University of Utah researchers rapidly generate molecular models of compounds relevant for COVID-19
Credit: Cheatham Lab
Drug discovery is arduous, expensive, and often prone to failure, but computer-aided drug design and simulation can speed up and improve the development of treatments.
Thomas Cheatham — a professor of medicinal chemistry and director of the Center for High Performance Computing at the University of Utah — and Rodrigo Galindo — a research professor in his group — use powerful supercomputers to predict the characteristics of novel drugs.
Recently, they have been using Frontera, the fastest supercomputers at any university in the world, and Longhorn, an IBM/NVIDIA system at the Texas Advanced Computing Center (TACC), to rapidly generate molecular models of compounds relevant for COVID-19, in collaboration with medicinal chemists.
How molecules bend, bind or react with proteins in a cellular environment depends strongly on their molecular force fields (not in the Star Trek sense of the term, but rather the potential energy of a system of interacting atoms). However, force fields are extremely challenging to predict accurately.
One of the leading tools used to simulate force fields and their impacts on binding is Amber (Assisted Model Building with Energy Refinement), a molecular simulation suite of software and force fields, for which Cheatham is one of the main developers. Known as one of the first community codes, Amber has also been evolving since 1978; its simulations and force fields get more accurate with each passing year.
For relatively simple structures, Amber can match experimental results to within less than half an angstrom (Å) — one hundred-millionth of a centimeter, 10-10 meter.
Cheatham and Galindo apply Amber to biomolecular simulations with applications in medicine. “The goal is to understand the structure, function, dynamics, and energetics of biomolecular systems in their native environment, with water and other ligands.”
They were in the midst of two biomolecular studies — exploring a promising class of cancer-fighting copper-compounds and investigating how experimental modifications to the backbone of DNA can resist degradation inside the body — when the COVID-19 pandemic struck.
Cheatham and Galindo swiftly turned their attention to discovering drugs that could disrupt the coronavirus.
In 2015, supported by an NSF RAPID grant, Cheatham had developed an approach to rapidly identify molecules to stop the Ebola virus. The workflow, based on known crystal structures, uses the Rosetta software suite to select promising amino acid side chains on a fixed peptide backbone template and then performs molecular dynamics simulations with Amber to optimize the structures, which are then ranked based on free energetics estimates.

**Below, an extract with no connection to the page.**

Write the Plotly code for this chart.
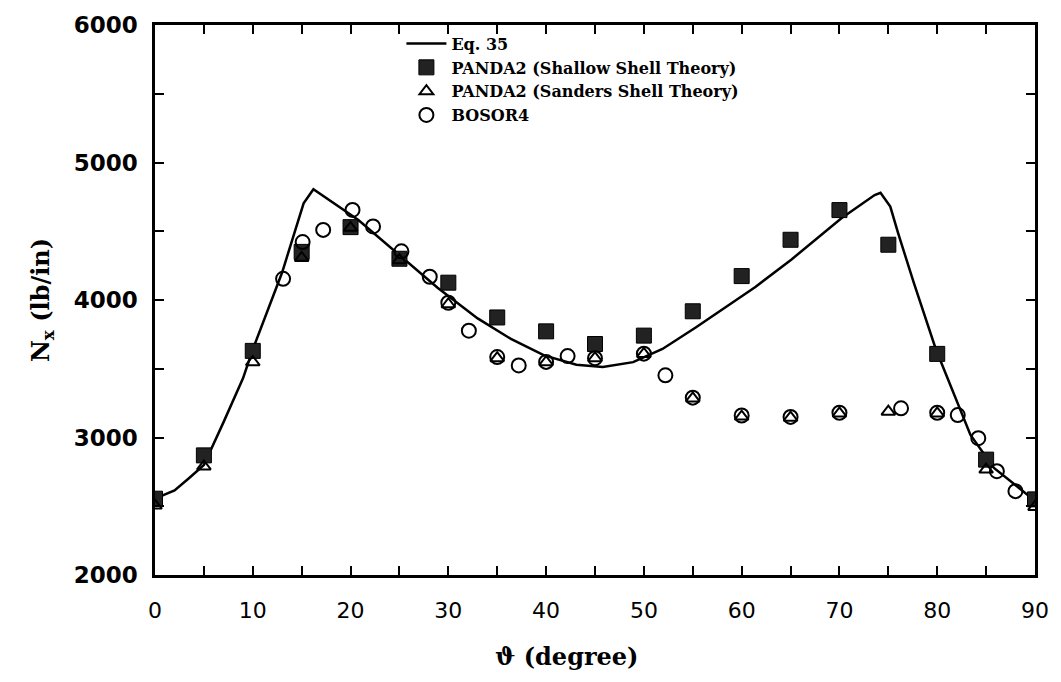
import plotly.graph_objects as go

# Eq. 35 curve
eq_theta = [0, 2, 3.5, 5, 7, 9, 10, 13, 15.2, 16.2, 20.8, 25.5, 28.9, 33, 36.4, 39.8, 43.1, 45.8,
            48.9, 51.9, 55.3, 61.4, 65.1, 70.2, 73.6, 74.2, 75.2, 76, 77.6, 79.85, 83.4, 85.8, 89.8, 90]
eq_N = [2555, 2615, 2706, 2800, 3110, 3430, 3640, 4200, 4703, 4806, 4582, 4294, 4089, 3866, 3717, 3597, 3529, 3512,
        3548, 3644, 3800, 4095, 4295, 4594, 4763, 4780, 4679, 4486, 4126, 3644, 3019, 2779, 2550, 2540]

# PANDA2 (Shallow Shell Theory)
shallow_theta = [0, 5, 10, 15, 20, 25, 30, 35, 40, 45, 50, 55, 60, 65, 70, 75, 80, 85, 90]
shallow_N = [2555, 2870, 3630, 4350, 4530, 4300, 4126, 3873, 3772, 3680, 3741, 3918, 4174, 4438, 4654, 4402, 3608, 2839, 2550]

# PANDA2 (Sanders Shell Theory)
sanders_theta = [0, 5, 10, 15, 20, 25, 30, 35, 40, 45, 50, 55, 60, 65, 70, 75, 80, 85, 90]
sanders_N = [2505, 2790, 3548, 4306, 4525, 4290, 3969, 3577, 3548, 3577, 3608, 3284, 3152, 3144, 3175, 3188, 3175, 2767, 2495]

# BOSOR4
bosor_theta = [13.1, 15.1, 17.2, 20.2, 22.3, 25.2, 28.1, 30, 32.1, 35, 37.2, 40, 42.2, 45, 50, 52.2, 55, 60, 65, 70,
               76.3, 80, 82.1, 84.2, 86.1, 88]
bosor_N = [4154, 4421, 4510, 4655, 4535, 4354, 4169, 3980, 3777, 3585, 3524, 3550, 3592, 3577, 3610, 3452, 3290, 3160,
           3150, 3180, 3212, 3180, 3163, 2995, 2755, 2610]

x_tickvals = list(range(0, 100, 10))
y_tickvals = list(range(2000, 7000, 1000))

fig = go.Figure()
fig.add_trace(go.Scatter(x=eq_theta, y=eq_N, mode="lines", name="Eq. 35",
                         line=dict(color="black", width=2.5)))
fig.add_trace(go.Scatter(x=shallow_theta, y=shallow_N, mode="markers", name="PANDA2 (Shallow Shell Theory)",
                         marker=dict(symbol="square", size=15, color="#222222",
                                     line=dict(color="black", width=1))))
fig.add_trace(go.Scatter(x=sanders_theta, y=sanders_N, mode="markers", name="PANDA2 (Sanders Shell Theory)",
                         marker=dict(symbol="triangle-up-open", size=12, color="black",
                                     line=dict(color="black", width=2))))
fig.add_trace(go.Scatter(x=bosor_theta, y=bosor_N, mode="markers", name="BOSOR4",
                         marker=dict(symbol="circle-open", size=14, color="black",
                                     line=dict(color="black", width=2))))

axis_common = dict(showgrid=False, zeroline=False, showline=True, linecolor="black", linewidth=2.5,
                   mirror="ticks", ticks="inside", ticklen=9, tickwidth=2, tickcolor="black")

fig.update_layout(
    width=1061, height=682,
    margin=dict(l=155, r=19, t=20, b=107),
    paper_bgcolor="white", plot_bgcolor="white",
    showlegend=True,
    legend=dict(x=0.28, y=0.997, xanchor="left", yanchor="top", bgcolor="rgba(0,0,0,0)",
                font=dict(family="DejaVu Serif", size=16, color="black", weight="bold"),
                itemwidth=40),
    xaxis=dict(range=[0, 90], tickvals=x_tickvals,
               minor=dict(dtick=5, ticks="inside", ticklen=9, tickwidth=2, tickcolor="black", showgrid=False),
               tickfont=dict(family="DejaVu Sans", size=22, color="black"),
               ticklabelstandoff=14,
               **axis_common),
    yaxis=dict(range=[2000, 6000], tickvals=y_tickvals,
               minor=dict(dtick=500, ticks="inside", ticklen=9, tickwidth=2, tickcolor="black", showgrid=False),
               tickfont=dict(family="DejaVu Sans", size=23, color="black", weight="bold"),
               ticklabelstandoff=10,
               title=dict(text="N<sub>x</sub> (lb/in)",
                          font=dict(family="DejaVu Serif", size=24, color="black", weight="bold"),
                          standoff=18),
               **axis_common),
    annotations=[dict(text="ϑ (degree)", xref="paper", yref="paper", x=0.468, y=-0.148,
                      xanchor="center", yanchor="middle", showarrow=False,
                      font=dict(family="DejaVu Serif", size=24, color="black", weight="bold"))],
)

fig.write_html("out.html")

Galindo rapidly generated more than 2,000 molecular models of compounds relevant for COVID-19 using this approach on the Longhorn and Frontera supercomputers at TACC. The success of the effort led Cheatham and Galindo to apply for, and obtain, 2.7 million node hours on Blue Waters, another GPU-based system located at the National Center for Supercomputing Applications (NCSA), to continue their efforts.
The award was granted through the COVID-19 HPC Consortium — a public-private consortium working to match researchers with resources to accelerate virus research.
They are investigating the crystal structure of the COVID-19 main protease — an enzyme which breaks down proteins and peptides — in complex with a peptide inhibitor N3 that was recently published. They plan to apply the Ebola peptide design workflow to this system to explore the ability of the COVID-19 main protease to break down a series of similar, easy to detect probes, which have already been designed. This will serve as the basis for protease assays which test the efficacy of the inhibitors.
The peptide leads will later be transformed into circular modified peptides by the Schmidt lab in the Medical Chemistry department at the University of Utah, which has considerable experience in this area. Circular peptides are promising scaffolds for biopharmaceuticals that can be applied to the inhibition of protein-protein interactions, and protease inhibition.
Cheatham and his team were among the first to use the Longhorn and Frontera systems for COVID-19 research. That access is helping to fast-track treatment options.
“Our hope is that we find a new peptide inhibitor that can be experimentally verified in the next couple of weeks,” Cheatham said. “And then, we will engage in further design to make the peptide cyclic to make it more stable as a potential drug. The hope is we can, in the next few months, find and experimentally verify a better peptide inhibitor for the COVID main protease.”